WHAT YOU ARE ASKED TO DO » Reproduce the material below line by line, beginning with its first line and ending with the line that contains "let tiaMarkVals = [1.5, 1.5];"; leave out pictures.

INFORMATION SUPPLIED »
--- Start ---

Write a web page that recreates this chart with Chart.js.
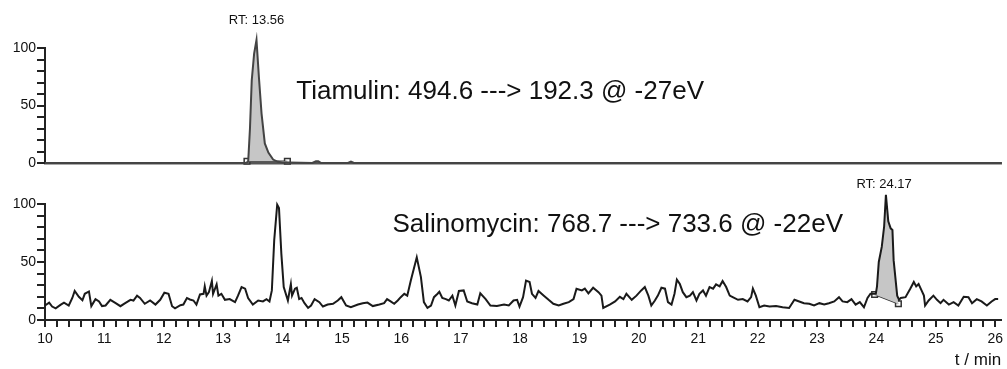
<!DOCTYPE html>
<html>
<head>
<meta charset="utf-8">
<script src="https://cdn.jsdelivr.net/npm/chart.js@4/dist/chart.umd.min.js"></script>
<style>
  body { margin: 0; background: #fff; }
  #topBox { position: absolute; left: 0; top: 0; width: 1007px; height: 175px; }
  #botBox { position: absolute; left: 0; top: 175px; width: 1007px; height: 194px; }
</style>
</head>
<body>
<div id="topBox"><canvas id="topChart"></canvas></div>
<div id="botBox"><canvas id="botChart"></canvas></div>
<script>
// Tiamulin trace (top panel), time in min, relative abundance in %
let tiaTime = [10, 13.38, 13.42, 13.45, 13.48, 13.52, 13.56, 13.60, 13.645, 13.70, 13.76, 13.84, 13.92, 14.0, 14.1,
               14.5, 14.56, 14.6, 14.65, 15.1, 15.15, 15.2, 26.1];
let tiaVals = [0, 0.3, 1, 30, 72, 95, 107, 75, 43, 17, 9, 3, 1, 0.5, 0.5,
               0, 1.5, 1.5, 0, 0, 1.2, 0, 0];
// integration start/end markers
let tiaMarkTime = [13.40, 14.08];
let tiaMarkVals = [1.5, 1.5];

// Salinomycin trace (bottom panel)
let salTime = [10.00, 10.07, 10.12, 10.18, 10.26, 10.32, 10.40, 10.46, 10.50, 10.57, 10.63, 10.67, 10.74, 10.78, 10.85,
  10.91, 10.96, 11.02, 11.10, 11.19, 11.27, 11.35, 11.44, 11.49, 11.55, 11.60, 11.68, 11.77, 11.86, 11.94,
  12.01, 12.08, 12.14, 12.19, 12.28, 12.33, 12.39, 12.44, 12.50, 12.55, 12.61, 12.67, 12.69, 12.72, 12.76,
  12.81, 12.83, 12.89, 12.92, 12.97, 13.03, 13.11, 13.20, 13.25, 13.31, 13.37, 13.42, 13.50, 13.59, 13.67,
  13.73, 13.78, 13.82, 13.86, 13.91, 13.94, 13.98, 14.02, 14.09, 14.14, 14.16, 14.21, 14.24, 14.28, 14.32,
  14.37, 14.43, 14.48, 14.54, 14.62, 14.68, 14.76, 14.85, 14.93, 14.99, 15.07, 15.15, 15.27, 15.35, 15.43,
  15.52, 15.63, 15.71, 15.76, 15.82, 15.88, 15.94, 15.99, 16.05, 16.10, 16.16, 16.26, 16.33, 16.38, 16.44,
  16.50, 16.55, 16.61, 16.64, 16.69, 16.75, 16.80, 16.86, 16.91, 16.97, 17.05, 17.11, 17.19, 17.28, 17.33,
  17.42, 17.50, 17.61, 17.73, 17.81, 17.89, 17.95, 17.99, 18.05, 18.10, 18.16, 18.20, 18.26, 18.31, 18.40,
  18.48, 18.56, 18.65, 18.73, 18.82, 18.90, 18.95, 19.04, 19.09, 19.15, 19.23, 19.32, 19.37, 19.40, 19.51,
  19.60, 19.68, 19.74, 19.79, 19.88, 19.96, 20.04, 20.10, 20.16, 20.21, 20.27, 20.32, 20.38, 20.44, 20.49,
  20.55, 20.60, 20.64, 20.69, 20.74, 20.80, 20.86, 20.91, 20.97, 21.02, 21.08, 21.13, 21.19, 21.25, 21.30,
  21.36, 21.41, 21.47, 21.53, 21.58, 21.67, 21.75, 21.83, 21.89, 21.92, 21.97, 22.03, 22.11, 22.20, 22.31,
  22.42, 22.53, 22.62, 22.70, 22.78, 22.87, 22.95, 23.04, 23.12, 23.20, 23.29, 23.37, 23.43, 23.51, 23.58,
  23.65, 23.72, 23.79, 23.85, 23.90, 23.99, 24.01, 24.04, 24.09, 24.13, 24.16, 24.20, 24.24, 24.27, 24.29,
  24.35, 24.38, 24.41, 24.49, 24.57, 24.63, 24.67, 24.71, 24.76, 24.80, 24.82, 24.88, 24.96, 25.02, 25.08,
  25.13, 25.22, 25.30, 25.38, 25.47, 25.55, 25.61, 25.69, 25.77, 25.86, 25.94, 26.00, 26.05];
let salVals = [12.5, 15, 11.6, 10, 13, 15, 12.5, 19, 25, 20, 17, 22.6, 24.6, 12, 18,
  16, 12, 12.5, 17.4, 14.5, 11.9, 14.5, 17.4, 16.8, 21, 19, 14, 16.8, 13.3, 17.4,
  23.5, 22.6, 11.9, 10, 12.8, 13.3, 19, 17.7, 16.8, 13.3, 22, 22.6, 29, 21, 24,
  33.6, 22.6, 30.7, 21, 22.6, 17.4, 18, 15.4, 21, 28.4, 27, 19, 13.3, 16.8, 16,
  18, 16, 25.5, 69, 99.4, 96.5, 57, 28.4, 16.8, 31, 21, 27, 27.8, 18, 19,
  14.5, 10.4, 12.5, 18, 15.4, 11.6, 13.3, 14, 16.8, 19.7, 12.5, 11, 13.3, 14.5, 15,
  12, 13.3, 14.5, 18, 16, 14, 16.8, 19.7, 22.6, 21, 34, 54, 37, 15.4, 10.4,
  12.5, 19.7, 22.6, 24.3, 19, 18, 16.8, 21, 12.5, 25, 25.5, 16, 14.5, 13.3, 23,
  18, 12.5, 12, 13.3, 12.5, 16.8, 17.4, 11.6, 19.7, 34, 32.8, 22.6, 19, 25, 21,
  17.4, 14, 12.5, 14, 15.4, 18, 27, 25.5, 27, 23, 27.8, 24, 21, 10.4, 13.3,
  16, 20, 18, 22.6, 17.4, 21, 25.5, 28.4, 21, 12.5, 16.8, 21, 27.8, 27, 15.4,
  13.3, 22.6, 34.8, 31, 24, 19.7, 21, 24, 16.8, 22.6, 25.5, 21, 28.4, 27, 30.7,
  29, 33.6, 28.4, 21, 19.7, 17.4, 18, 16, 19.7, 27, 21, 11, 12.5, 11.6, 12,
  11, 10.4, 17.4, 16, 14.5, 14, 12.5, 14.5, 13.3, 14.5, 16, 19.7, 16, 15.4, 18,
  13.3, 15.4, 11, 19, 22.6, 22.6, 29, 50, 63, 80.6, 108, 85, 79, 77.7, 51.6,
  21, 17.4, 19, 19.7, 27, 32.8, 29, 31, 25.5, 21, 12.5, 16.8, 21, 17.4, 14.5,
  17.4, 13.3, 15.4, 12.5, 20, 19.7, 14.5, 18, 16, 12.5, 16, 18, 18];
let salMarkTime = [23.97, 24.37];
let salMarkVals = [22, 14];

// y tick labels shown, x range
let yLabels = [0, 50, 100];
let xMin = 10, xMax = 26.1;

function toPoints(xs, ys) {
    return xs.map(function(x, i) { return {x: x, y: ys[i]}; });
}

// fill polygon = markers + trace points between them
function peakPoints(xs, ys, mx, my) {
    let pts = [{x: mx[0], y: my[0]}];
    xs.forEach(function(x, i) {
        if (x > mx[0] && x < mx[1]) pts.push({x: x, y: ys[i]});
    });
    pts.push({x: mx[1], y: my[1]});
    return pts;
}

// draws free text placed in data units
const panelText = {
    id: 'panelText',
    afterDatasetsDraw(chart, args, opts) {
        const ctx = chart.ctx;
        const xs = chart.scales.x, ys = chart.scales.y;
        ctx.save();
        ctx.fillStyle = '#111';
        (opts.items || []).forEach(function(t) {
            ctx.font = t.size + 'px "Liberation Sans", Arial, sans-serif';
            ctx.textAlign = t.align;
            ctx.textBaseline = 'middle';
            ctx.fillText(t.text, xs.getPixelForValue(t.x), ys.getPixelForValue(t.y));
        });
        ctx.restore();
    }
};

const FONT = '"Liberation Sans", Arial, sans-serif';

function yScale() {
    return {
        min: 0, max: 100,
        afterFit: function(s) { s.width = 45; },
        border: { display: true, color: '#222', width: 2 },
        grid: { drawOnChartArea: false, drawTicks: true, tickLength: 8, color: '#222', lineWidth: 2 },
        ticks: {
            stepSize: 10, padding: 1, color: '#111', autoSkip: false,
            font: { family: FONT, size: 14 },
            callback: function(v) {
                let r = Math.round(v);
                return yLabels.indexOf(r) >= 0 ? String(r) : '';
            }
        }
    };
}

function datasets(xs, ys, mx, my, lineColor) {
    return [
        {
            data: toPoints(xs, ys), borderColor: lineColor, borderWidth: 2,
            pointRadius: 0, fill: false, clip: false, tension: 0
        },
        {
            data: peakPoints(xs, ys, mx, my), borderWidth: 0, pointRadius: 0,
            backgroundColor: '#c6c6c6', fill: { target: 2 }, clip: false, tension: 0
        },
        {
            data: toPoints(mx, my), borderColor: '#333', borderWidth: 1.5,
            pointStyle: 'rect', pointRadius: 4, pointBorderWidth: 1.5,
            pointBorderColor: '#333', pointBackgroundColor: 'rgba(255,255,255,0.6)',
            fill: false, clip: false
        }
    ];
}

// top panel: Tiamulin
new Chart(document.getElementById('topChart'), {
    type: 'line',
    data: { datasets: datasets(tiaTime, tiaVals, tiaMarkTime, tiaMarkVals, '#444') },
    options: {
        responsive: true, maintainAspectRatio: false, animation: false,
        layout: { padding: { top: 48, right: 1, bottom: 12, left: 0 } },
        plugins: {
            legend: { display: false }, tooltip: { enabled: false },
            panelText: { items: [
                { text: 'RT: 13.56', x: 13.56, y: 124, size: 13, align: 'center' },
                { text: 'Tiamulin: 494.6 ---> 192.3 @ -27eV', x: 14.23, y: 62, size: 26, align: 'left' }
            ] }
        },
        scales: {
            x: {
                type: 'linear', min: xMin, max: xMax,
                afterFit: function(s) { s.height = 0; },
                border: { display: true, color: '#555', width: 2.5 },
                grid: { display: false },
                ticks: { display: false }
            },
            y: yScale()
        }
    },
    plugins: [panelText]
});

// bottom panel: Salinomycin
new Chart(document.getElementById('botChart'), {
    type: 'line',
    data: { datasets: datasets(salTime, salVals, salMarkTime, salMarkVals, '#1a1a1a') },
    options: {
        responsive: true, maintainAspectRatio: false, animation: false,
        layout: { padding: { top: 29, right: 1, bottom: 0, left: 0 } },
        plugins: {
            legend: { display: false }, tooltip: { enabled: false },
            panelText: { items: [
                { text: 'RT: 24.17', x: 24.13, y: 117, size: 13, align: 'center' },
                { text: 'Salinomycin: 768.7 ---> 733.6 @ -22eV', x: 15.85, y: 82, size: 26, align: 'left' }
            ] }
        },
        scales: {
            x: {
                type: 'linear', min: xMin, max: xMax,
                afterFit: function(s) { s.height = 49; },
                border: { display: true, color: '#222', width: 2 },
                grid: { drawOnChartArea: false, drawTicks: true, tickLength: 7, color: '#222', lineWidth: 2 },
                ticks: {
                    stepSize: 0.2, autoSkip: false, includeBounds: false, maxRotation: 0,
                    padding: 4, color: '#111', font: { family: FONT, size: 14 },
                    callback: function(v) {
                        return Math.abs(v - Math.round(v)) < 1e-6 ? String(Math.round(v)) : '';
                    }
                },
                title: {
                    display: true, text: 't / min', align: 'end', color: '#111',
                    padding: { top: 0, bottom: 0 },
                    font: { family: FONT, size: 17, lineHeight: 1 }
                }
            },
            y: yScale()
        }
    },
    plugins: [panelText]
});
</script>
</body>
</html>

--- End ---

SOLUTION TO THIS PROBLEM »
Write a web page that recreates this chart with Chart.js.
<!DOCTYPE html>
<html>
<head>
<meta charset="utf-8">
<script src="https://cdn.jsdelivr.net/npm/chart.js@4/dist/chart.umd.min.js"></script>
<style>
  body { margin: 0; background: #fff; }
  #topBox { position: absolute; left: 0; top: 0; width: 1007px; height: 175px; }
  #botBox { position: absolute; left: 0; top: 175px; width: 1007px; height: 194px; }
</style>
</head>
<body>
<div id="topBox"><canvas id="topChart"></canvas></div>
<div id="botBox"><canvas id="botChart"></canvas></div>
<script>
// Tiamulin trace (top panel), time in min, relative abundance in %
let tiaTime = [10, 13.38, 13.42, 13.45, 13.48, 13.52, 13.56, 13.60, 13.645, 13.70, 13.76, 13.84, 13.92, 14.0, 14.1,
               14.5, 14.56, 14.6, 14.65, 15.1, 15.15, 15.2, 26.1];
let tiaVals = [0, 0.3, 1, 30, 72, 95, 107, 75, 43, 17, 9, 3, 1, 0.5, 0.5,
               0, 1.5, 1.5, 0, 0, 1.2, 0, 0];
// integration start/end markers
let tiaMarkTime = [13.40, 14.08];
let tiaMarkVals = [1.5, 1.5];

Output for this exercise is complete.